EXERCISE MATERIAL.
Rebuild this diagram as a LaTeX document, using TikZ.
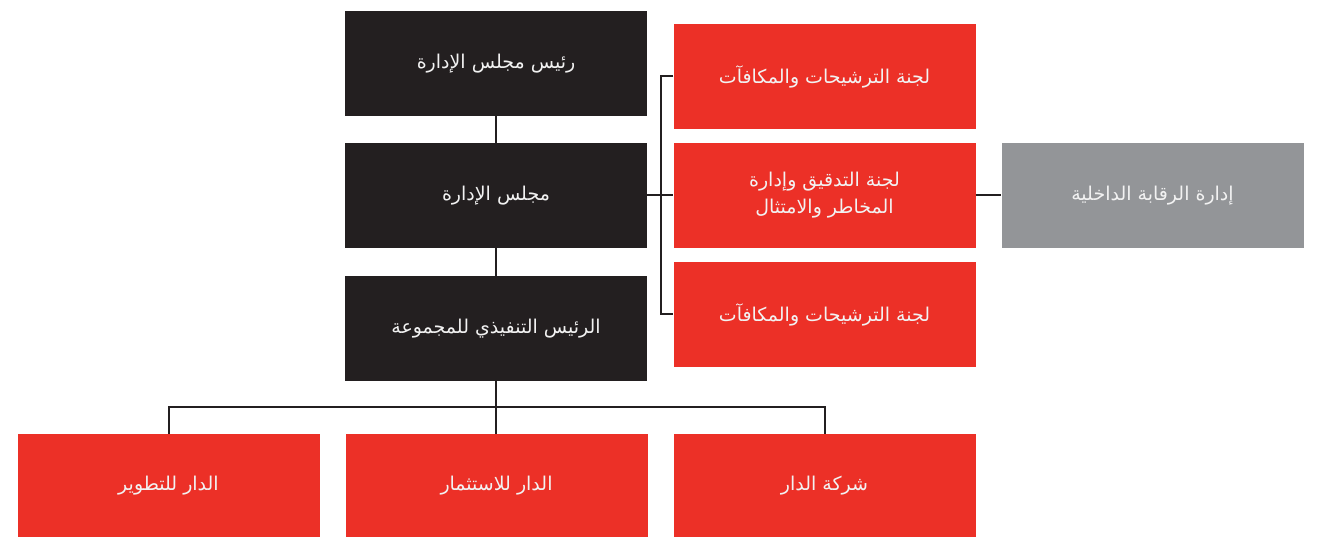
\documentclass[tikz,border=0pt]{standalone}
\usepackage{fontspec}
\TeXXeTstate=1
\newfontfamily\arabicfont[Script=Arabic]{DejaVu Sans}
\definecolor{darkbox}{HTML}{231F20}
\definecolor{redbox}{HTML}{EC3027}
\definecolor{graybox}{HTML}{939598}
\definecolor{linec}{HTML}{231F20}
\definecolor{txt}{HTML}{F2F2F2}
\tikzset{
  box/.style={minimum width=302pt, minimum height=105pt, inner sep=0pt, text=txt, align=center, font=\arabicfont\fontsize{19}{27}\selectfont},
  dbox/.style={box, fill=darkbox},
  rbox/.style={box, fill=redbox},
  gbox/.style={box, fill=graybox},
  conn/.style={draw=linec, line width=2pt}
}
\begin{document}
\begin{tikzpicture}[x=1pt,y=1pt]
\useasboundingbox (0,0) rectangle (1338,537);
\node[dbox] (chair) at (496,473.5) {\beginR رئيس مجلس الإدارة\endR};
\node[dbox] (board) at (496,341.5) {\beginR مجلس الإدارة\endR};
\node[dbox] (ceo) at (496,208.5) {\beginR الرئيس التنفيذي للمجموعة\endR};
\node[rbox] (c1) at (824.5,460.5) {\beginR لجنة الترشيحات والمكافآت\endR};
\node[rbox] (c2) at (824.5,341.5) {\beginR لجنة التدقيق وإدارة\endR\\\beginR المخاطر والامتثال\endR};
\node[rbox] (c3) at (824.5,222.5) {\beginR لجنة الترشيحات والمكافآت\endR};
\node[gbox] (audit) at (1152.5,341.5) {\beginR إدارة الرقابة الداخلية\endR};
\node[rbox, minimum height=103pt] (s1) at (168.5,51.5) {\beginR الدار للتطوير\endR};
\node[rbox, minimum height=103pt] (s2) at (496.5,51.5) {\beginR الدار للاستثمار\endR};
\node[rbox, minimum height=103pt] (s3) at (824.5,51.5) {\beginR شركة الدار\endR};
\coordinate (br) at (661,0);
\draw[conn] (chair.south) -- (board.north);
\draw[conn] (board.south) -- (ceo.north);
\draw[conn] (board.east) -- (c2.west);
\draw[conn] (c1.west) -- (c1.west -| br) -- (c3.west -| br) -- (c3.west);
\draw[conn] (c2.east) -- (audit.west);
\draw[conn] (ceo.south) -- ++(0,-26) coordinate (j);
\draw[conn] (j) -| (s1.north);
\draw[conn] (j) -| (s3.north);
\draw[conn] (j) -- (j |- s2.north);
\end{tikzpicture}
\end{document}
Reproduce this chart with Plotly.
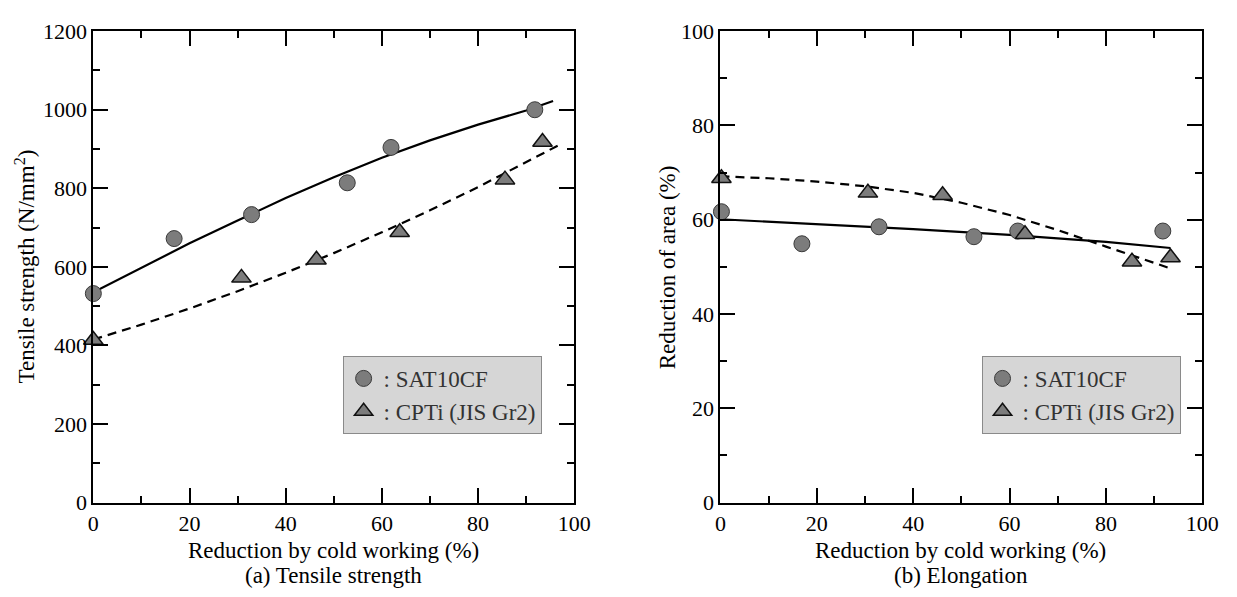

...

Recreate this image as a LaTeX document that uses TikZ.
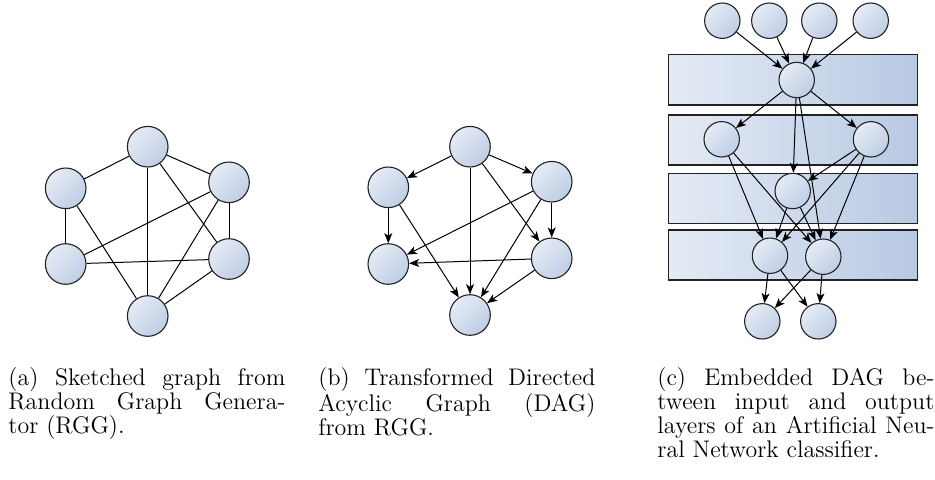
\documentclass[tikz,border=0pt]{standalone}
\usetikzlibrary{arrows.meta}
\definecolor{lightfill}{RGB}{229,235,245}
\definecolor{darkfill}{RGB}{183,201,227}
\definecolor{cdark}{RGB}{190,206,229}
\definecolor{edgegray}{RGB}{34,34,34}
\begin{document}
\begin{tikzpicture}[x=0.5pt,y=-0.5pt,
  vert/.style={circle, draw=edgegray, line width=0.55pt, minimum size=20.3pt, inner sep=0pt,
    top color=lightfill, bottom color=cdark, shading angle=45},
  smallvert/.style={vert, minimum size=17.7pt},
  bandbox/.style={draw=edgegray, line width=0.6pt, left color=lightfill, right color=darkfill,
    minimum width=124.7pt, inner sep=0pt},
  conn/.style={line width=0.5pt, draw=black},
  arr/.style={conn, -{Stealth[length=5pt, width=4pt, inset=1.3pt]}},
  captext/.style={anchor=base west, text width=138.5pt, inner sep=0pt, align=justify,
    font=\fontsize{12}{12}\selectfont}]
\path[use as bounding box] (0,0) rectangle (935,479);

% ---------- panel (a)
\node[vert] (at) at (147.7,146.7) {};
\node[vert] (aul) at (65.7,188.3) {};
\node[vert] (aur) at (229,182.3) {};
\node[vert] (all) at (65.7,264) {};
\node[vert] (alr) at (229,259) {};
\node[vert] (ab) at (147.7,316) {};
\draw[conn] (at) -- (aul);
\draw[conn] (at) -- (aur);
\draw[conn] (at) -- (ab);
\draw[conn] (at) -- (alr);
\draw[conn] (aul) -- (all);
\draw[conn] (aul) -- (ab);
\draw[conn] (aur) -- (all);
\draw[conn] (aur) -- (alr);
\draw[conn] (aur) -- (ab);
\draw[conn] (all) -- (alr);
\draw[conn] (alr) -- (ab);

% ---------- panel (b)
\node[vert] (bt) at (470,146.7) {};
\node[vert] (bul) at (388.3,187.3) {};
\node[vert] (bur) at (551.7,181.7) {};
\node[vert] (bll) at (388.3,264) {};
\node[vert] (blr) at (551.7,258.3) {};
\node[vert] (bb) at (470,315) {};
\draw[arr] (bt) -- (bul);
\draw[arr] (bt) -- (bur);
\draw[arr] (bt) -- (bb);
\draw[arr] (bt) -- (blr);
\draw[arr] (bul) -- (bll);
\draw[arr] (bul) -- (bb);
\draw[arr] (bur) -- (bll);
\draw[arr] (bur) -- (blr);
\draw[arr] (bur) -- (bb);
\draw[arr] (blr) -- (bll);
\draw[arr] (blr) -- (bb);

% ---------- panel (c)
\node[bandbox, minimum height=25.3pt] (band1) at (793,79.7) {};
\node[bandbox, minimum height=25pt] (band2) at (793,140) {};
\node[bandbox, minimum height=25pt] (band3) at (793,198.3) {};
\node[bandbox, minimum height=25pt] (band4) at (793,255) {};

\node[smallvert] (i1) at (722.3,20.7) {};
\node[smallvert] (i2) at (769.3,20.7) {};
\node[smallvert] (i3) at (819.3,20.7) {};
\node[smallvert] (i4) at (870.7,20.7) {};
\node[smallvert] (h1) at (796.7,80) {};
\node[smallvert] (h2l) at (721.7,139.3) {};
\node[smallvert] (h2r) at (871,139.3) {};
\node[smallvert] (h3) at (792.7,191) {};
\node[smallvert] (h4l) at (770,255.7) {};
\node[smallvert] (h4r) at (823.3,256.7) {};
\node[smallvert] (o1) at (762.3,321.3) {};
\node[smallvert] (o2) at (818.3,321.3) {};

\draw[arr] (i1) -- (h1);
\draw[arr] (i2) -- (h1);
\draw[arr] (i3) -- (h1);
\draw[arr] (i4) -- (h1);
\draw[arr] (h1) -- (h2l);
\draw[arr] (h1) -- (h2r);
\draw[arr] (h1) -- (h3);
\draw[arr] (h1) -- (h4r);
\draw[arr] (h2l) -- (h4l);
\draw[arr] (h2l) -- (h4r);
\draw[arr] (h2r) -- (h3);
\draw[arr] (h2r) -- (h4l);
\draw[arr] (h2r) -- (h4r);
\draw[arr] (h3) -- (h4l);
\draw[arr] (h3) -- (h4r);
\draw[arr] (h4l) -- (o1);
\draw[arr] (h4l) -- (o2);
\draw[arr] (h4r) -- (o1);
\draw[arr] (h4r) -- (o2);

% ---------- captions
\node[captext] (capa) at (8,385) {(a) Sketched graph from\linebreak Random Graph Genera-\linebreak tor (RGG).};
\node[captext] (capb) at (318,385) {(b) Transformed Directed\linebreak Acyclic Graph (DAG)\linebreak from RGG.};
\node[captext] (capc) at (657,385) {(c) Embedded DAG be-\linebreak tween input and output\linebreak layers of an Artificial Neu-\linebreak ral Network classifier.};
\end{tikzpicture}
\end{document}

TASK DIRECTIONS. Copy out every line with the word "LaTeX".

TASK ANSWER.
Rebuild this diagram as a LaTeX document, using TikZ.
Recreate this image as a LaTeX document that uses TikZ.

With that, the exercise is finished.